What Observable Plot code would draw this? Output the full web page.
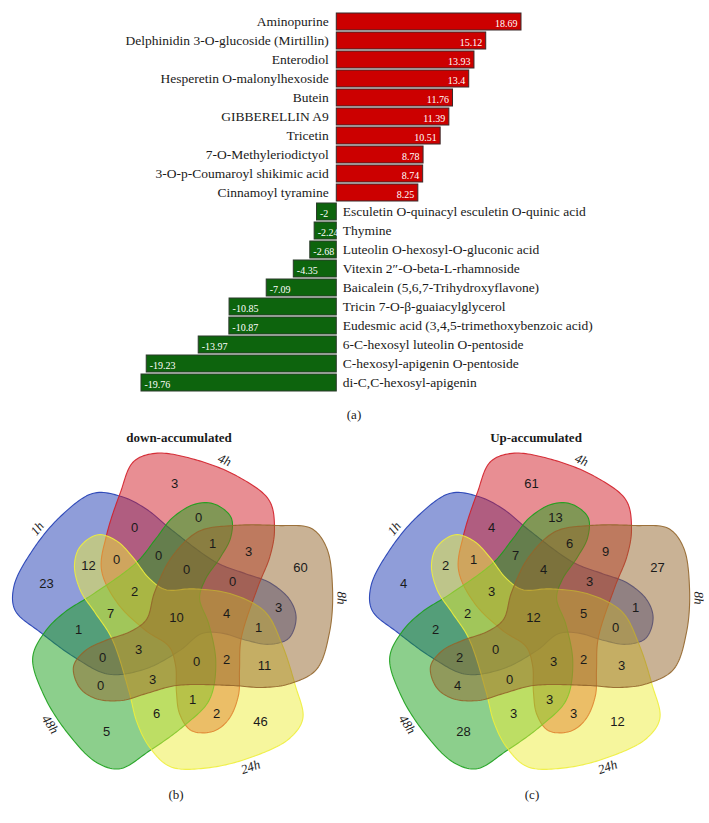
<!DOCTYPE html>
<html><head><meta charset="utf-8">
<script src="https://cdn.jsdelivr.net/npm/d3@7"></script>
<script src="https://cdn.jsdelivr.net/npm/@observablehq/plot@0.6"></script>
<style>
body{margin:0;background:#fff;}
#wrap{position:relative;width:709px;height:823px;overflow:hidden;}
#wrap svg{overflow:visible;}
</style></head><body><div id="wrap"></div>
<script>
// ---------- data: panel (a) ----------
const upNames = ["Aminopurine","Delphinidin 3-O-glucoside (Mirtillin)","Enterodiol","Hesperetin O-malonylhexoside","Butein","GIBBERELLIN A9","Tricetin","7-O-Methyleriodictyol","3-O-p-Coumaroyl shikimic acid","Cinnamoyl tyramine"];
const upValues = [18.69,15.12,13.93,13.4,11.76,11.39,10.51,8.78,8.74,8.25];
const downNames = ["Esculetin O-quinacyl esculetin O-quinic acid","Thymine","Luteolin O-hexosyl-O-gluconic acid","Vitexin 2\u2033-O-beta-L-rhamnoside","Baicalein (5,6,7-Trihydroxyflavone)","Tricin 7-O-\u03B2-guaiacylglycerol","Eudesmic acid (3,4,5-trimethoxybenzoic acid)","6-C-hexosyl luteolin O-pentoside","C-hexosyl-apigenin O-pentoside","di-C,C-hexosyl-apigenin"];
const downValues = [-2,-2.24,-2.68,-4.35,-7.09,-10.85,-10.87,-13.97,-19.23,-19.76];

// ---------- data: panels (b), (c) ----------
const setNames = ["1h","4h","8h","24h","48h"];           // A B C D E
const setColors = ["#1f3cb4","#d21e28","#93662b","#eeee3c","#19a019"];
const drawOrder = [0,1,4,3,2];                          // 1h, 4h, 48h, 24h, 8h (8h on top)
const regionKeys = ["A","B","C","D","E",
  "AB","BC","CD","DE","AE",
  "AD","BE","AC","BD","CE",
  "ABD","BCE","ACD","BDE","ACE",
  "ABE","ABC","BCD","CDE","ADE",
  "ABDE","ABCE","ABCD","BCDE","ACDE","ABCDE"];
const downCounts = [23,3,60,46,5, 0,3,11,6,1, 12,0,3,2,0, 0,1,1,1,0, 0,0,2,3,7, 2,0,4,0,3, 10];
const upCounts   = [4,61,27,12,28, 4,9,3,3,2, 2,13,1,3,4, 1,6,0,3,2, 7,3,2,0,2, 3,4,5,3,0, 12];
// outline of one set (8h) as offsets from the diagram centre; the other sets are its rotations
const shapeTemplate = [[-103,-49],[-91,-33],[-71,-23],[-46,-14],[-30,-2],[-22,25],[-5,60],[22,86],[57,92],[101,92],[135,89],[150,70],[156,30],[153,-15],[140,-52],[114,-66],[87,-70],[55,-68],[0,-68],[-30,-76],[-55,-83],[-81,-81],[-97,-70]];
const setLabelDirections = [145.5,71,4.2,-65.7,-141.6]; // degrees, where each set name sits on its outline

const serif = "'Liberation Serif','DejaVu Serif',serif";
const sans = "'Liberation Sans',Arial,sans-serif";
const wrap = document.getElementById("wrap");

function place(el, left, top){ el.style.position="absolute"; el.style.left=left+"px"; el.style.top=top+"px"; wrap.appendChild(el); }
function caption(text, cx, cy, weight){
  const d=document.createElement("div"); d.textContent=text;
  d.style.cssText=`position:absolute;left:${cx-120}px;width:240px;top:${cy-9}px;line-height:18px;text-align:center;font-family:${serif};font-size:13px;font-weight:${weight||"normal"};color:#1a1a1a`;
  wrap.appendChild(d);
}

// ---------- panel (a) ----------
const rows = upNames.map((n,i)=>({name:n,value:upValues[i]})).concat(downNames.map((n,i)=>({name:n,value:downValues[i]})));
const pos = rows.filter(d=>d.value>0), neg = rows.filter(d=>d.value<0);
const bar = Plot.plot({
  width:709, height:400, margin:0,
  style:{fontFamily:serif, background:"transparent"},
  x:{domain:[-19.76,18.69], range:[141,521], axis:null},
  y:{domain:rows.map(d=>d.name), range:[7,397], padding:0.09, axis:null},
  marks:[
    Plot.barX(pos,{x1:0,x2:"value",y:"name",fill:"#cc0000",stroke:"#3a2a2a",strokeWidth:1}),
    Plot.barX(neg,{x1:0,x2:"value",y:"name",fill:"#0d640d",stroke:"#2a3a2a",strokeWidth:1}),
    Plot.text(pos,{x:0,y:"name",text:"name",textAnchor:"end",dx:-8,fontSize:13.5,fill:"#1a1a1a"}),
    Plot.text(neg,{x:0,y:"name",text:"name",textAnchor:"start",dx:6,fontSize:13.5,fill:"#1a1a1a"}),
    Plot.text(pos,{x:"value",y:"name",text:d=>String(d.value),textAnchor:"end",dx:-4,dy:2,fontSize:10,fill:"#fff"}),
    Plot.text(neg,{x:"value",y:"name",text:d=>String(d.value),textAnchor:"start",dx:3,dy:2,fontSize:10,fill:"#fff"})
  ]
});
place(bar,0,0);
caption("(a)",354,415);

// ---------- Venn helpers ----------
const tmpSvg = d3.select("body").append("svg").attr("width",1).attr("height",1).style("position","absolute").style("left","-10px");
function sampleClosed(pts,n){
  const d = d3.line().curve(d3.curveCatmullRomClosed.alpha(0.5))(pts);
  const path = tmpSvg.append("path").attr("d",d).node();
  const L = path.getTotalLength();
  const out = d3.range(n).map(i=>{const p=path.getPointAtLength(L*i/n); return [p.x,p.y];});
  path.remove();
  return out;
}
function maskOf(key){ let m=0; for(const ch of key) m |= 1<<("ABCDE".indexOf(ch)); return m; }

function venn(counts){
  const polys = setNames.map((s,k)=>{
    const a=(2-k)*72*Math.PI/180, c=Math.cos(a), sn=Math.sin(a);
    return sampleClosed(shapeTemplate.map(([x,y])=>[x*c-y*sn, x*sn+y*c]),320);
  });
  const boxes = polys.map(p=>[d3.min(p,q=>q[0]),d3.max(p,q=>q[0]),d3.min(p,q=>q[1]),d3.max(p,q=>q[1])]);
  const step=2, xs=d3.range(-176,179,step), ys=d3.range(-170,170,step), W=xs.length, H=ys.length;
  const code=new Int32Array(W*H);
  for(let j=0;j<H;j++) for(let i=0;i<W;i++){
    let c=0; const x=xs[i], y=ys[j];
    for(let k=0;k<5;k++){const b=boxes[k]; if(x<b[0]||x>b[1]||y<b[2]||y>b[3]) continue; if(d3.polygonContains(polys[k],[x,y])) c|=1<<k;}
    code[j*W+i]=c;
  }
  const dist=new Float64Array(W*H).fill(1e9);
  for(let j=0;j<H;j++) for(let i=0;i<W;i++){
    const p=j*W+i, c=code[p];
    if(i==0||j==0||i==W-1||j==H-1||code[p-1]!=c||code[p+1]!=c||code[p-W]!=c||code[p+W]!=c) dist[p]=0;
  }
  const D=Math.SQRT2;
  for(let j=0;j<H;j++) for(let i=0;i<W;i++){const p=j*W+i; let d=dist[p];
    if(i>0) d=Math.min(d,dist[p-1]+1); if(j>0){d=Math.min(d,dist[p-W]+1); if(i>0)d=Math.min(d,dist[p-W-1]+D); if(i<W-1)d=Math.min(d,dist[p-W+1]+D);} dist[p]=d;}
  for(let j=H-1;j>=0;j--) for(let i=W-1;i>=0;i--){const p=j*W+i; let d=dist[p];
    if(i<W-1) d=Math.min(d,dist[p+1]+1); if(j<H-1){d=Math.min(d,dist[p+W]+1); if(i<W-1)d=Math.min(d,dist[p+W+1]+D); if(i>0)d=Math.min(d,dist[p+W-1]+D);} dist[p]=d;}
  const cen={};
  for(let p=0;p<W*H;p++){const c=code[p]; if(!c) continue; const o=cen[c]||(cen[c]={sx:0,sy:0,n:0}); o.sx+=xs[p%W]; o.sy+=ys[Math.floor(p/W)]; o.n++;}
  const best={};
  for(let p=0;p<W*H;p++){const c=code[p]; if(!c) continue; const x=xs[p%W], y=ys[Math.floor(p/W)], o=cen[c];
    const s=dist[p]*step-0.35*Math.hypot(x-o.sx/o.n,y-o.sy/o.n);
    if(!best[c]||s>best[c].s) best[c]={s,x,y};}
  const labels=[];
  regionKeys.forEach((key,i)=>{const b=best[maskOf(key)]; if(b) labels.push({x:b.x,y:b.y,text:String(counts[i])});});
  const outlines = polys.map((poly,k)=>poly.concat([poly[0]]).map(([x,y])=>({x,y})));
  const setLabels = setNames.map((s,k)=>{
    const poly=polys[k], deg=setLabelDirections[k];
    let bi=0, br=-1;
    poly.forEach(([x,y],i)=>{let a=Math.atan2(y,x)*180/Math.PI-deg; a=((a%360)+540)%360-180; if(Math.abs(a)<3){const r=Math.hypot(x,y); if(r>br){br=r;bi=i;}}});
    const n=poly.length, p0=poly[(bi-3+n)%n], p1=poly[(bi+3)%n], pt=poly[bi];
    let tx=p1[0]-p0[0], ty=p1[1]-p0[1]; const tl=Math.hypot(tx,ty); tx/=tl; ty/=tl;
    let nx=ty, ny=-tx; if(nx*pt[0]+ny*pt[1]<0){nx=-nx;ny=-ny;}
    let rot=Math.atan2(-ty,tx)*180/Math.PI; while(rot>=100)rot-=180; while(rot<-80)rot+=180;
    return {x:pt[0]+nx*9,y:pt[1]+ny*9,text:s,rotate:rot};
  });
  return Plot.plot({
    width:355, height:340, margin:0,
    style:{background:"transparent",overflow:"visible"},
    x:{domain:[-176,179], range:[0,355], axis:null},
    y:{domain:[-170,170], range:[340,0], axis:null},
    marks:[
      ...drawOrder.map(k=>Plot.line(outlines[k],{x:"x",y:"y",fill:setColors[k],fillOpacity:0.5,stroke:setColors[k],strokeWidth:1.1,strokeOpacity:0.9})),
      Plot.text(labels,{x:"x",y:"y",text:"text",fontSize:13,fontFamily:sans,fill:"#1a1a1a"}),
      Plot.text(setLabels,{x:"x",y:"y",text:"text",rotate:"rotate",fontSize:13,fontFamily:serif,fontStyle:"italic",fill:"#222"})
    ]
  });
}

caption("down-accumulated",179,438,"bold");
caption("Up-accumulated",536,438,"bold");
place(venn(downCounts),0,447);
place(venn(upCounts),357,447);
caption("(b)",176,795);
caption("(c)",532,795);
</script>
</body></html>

What to work on: Pull out each line containing the word "code" and copy it.

Correct response:
What Observable Plot code would draw this? Output the full web page.
  const code=new Int32Array(W*H);
    code[j*W+i]=c;
    const p=j*W+i, c=code[p];
    if(i==0||j==0||i==W-1||j==H-1||code[p-1]!=c||code[p+1]!=c||code[p-W]!=c||code[p+W]!=c) dist[p]=0;
  for(let p=0;p<W*H;p++){const c=code[p]; if(!c) continue; const o=cen[c]||(cen[c]={sx:0,sy:0,n:0}); o.sx+=xs[p%W]; o.sy+=ys[Math.floor(p/W)]; o.n++;}
  for(let p=0;p<W*H;p++){const c=code[p]; if(!c) continue; const x=xs[p%W], y=ys[Math.floor(p/W)], o=cen[c];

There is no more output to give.